Most companies use formal employee evaluation and performance appraisal processes. Great – but if you really want to identify your top performers, your poorest performers, and the skills and behaviors that matter most to your business, try this:
Pretend you have to fire one of your employees. Today.
If you had to fire someone, how would you decide which employee should go? You could take the easy way out, like using seniority and firing the most recently hired employee. Or you could decide by pay grade and fire the lowest paid or lowest job-grade employee. Or you could let someone go based on role criticality, firing an employee in a function that you can most afford to do without in the short term.
Unfortunately the easy way out is usually the worst way out: Your best performing employee might be one of your least senior employees. Can you really afford to let a superstar go just because it’s easy?
Another relatively easy way to identify the employee you should fire is to compare performance review data.

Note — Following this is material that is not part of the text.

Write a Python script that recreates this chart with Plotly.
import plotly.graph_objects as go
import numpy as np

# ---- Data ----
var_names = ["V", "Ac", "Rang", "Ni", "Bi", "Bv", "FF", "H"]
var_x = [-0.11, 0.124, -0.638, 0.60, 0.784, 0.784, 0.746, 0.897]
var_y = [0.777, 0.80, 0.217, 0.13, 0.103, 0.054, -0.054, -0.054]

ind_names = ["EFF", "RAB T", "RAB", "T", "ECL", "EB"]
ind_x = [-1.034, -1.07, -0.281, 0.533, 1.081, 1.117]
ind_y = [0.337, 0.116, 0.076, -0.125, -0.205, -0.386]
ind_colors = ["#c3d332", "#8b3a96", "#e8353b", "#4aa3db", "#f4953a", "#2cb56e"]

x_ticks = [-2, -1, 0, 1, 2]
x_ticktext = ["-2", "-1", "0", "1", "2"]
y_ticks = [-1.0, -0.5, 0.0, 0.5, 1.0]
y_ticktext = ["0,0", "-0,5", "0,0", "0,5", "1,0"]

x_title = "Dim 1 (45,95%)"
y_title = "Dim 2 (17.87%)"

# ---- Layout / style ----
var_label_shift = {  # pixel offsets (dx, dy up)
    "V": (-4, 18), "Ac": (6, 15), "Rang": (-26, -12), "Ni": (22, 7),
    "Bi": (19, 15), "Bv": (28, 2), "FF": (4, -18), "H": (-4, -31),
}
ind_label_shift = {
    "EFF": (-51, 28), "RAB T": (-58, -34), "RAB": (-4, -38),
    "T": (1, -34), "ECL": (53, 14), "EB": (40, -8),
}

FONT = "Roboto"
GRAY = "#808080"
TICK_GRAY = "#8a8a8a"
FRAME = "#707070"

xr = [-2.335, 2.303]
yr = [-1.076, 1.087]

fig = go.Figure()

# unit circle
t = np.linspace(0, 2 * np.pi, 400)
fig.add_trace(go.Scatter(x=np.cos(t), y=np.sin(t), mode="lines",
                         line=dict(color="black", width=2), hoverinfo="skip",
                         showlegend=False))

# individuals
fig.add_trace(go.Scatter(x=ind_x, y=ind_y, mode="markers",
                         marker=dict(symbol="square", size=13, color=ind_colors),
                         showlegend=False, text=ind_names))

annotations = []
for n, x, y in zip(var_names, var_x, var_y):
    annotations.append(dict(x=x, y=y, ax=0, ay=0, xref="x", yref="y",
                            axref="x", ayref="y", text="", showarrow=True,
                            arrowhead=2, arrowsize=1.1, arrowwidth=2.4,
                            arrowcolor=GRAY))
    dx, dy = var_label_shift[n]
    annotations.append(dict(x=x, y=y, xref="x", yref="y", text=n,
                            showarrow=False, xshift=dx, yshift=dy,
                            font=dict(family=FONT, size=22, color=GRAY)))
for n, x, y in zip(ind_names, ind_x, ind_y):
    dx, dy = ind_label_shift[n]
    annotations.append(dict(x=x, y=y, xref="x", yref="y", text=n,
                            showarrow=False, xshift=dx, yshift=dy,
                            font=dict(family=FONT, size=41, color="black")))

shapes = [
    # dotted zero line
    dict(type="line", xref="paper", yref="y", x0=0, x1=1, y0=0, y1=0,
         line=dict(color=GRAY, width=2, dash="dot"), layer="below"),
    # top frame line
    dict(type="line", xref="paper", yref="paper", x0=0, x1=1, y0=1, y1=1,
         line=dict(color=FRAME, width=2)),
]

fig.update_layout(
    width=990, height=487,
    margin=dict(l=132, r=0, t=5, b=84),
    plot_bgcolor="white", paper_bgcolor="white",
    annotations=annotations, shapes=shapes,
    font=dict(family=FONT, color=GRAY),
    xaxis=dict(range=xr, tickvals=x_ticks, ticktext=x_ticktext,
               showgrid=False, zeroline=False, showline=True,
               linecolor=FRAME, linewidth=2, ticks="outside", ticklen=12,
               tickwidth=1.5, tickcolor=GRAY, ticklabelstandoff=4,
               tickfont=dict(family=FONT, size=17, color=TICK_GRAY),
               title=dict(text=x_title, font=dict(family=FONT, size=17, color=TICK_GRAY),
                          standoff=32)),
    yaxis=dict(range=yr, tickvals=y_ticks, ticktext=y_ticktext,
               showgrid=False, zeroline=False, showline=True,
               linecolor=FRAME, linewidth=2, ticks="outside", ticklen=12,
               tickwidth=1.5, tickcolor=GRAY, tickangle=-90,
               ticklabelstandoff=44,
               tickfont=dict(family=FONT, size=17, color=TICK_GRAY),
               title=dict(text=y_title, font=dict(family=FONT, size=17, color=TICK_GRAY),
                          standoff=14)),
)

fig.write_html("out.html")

I almost did that once. I worked at a manufacturing facility and when layoffs loomed, the HR manager suggested using employee evaluations as a theoretically objective and legally defensible decision-making tool.
Every manager, including me, pushed back hard. We all felt that employee evaluations were a decent way to provide employee feedback but we had no interest in using those evaluations to decide something important – like who should be laid off.
Of course that pointed out the fact our evaluations were less than effective, since a few of the employees we could least afford to lose had recently received the worst evaluations.
We had all willingly used an evaluation system that failed to measure real, meaningful performance. (Yes, shame on us.)
So pretend you have to fire one of your employees today. How would you decide whom to fire? Don’t take the easy way out. Don’t base your decision on “interpersonal skills” or “teamwork skills” or “attention to detail” or other boilerplate employee evaluation categories that sound great but fail to measure key skills and significant achievements.
Instead, choose the person who contributes least to the success of your business. Focus on key performance indicators and actions and real accomplishments. Focus on contributions to your bottom line. A difficult-to-work-with salesperson may fall short in a number of your standard evaluation categories, but if she is responsible for a major chunk of your revenue – you can’t afford to lose her.
Then take the process a step further. Rank all your employees based on what they contribute to operations and profits. You may be surprised when a few of your highest-ranked employees have received mediocre performance evaluations – and some of your lowest ranked employees have received the best evaluations. In fact, you may realize the way you currently evaluate your employees is in large part a waste of effort.
If that’s the case, change your employee evaluation process so it measures what really matters to your business: Quantifiable results.
Oh, and if the employee you decided to fire as part of this exercise really is dead weight – it’s probably time to let him go.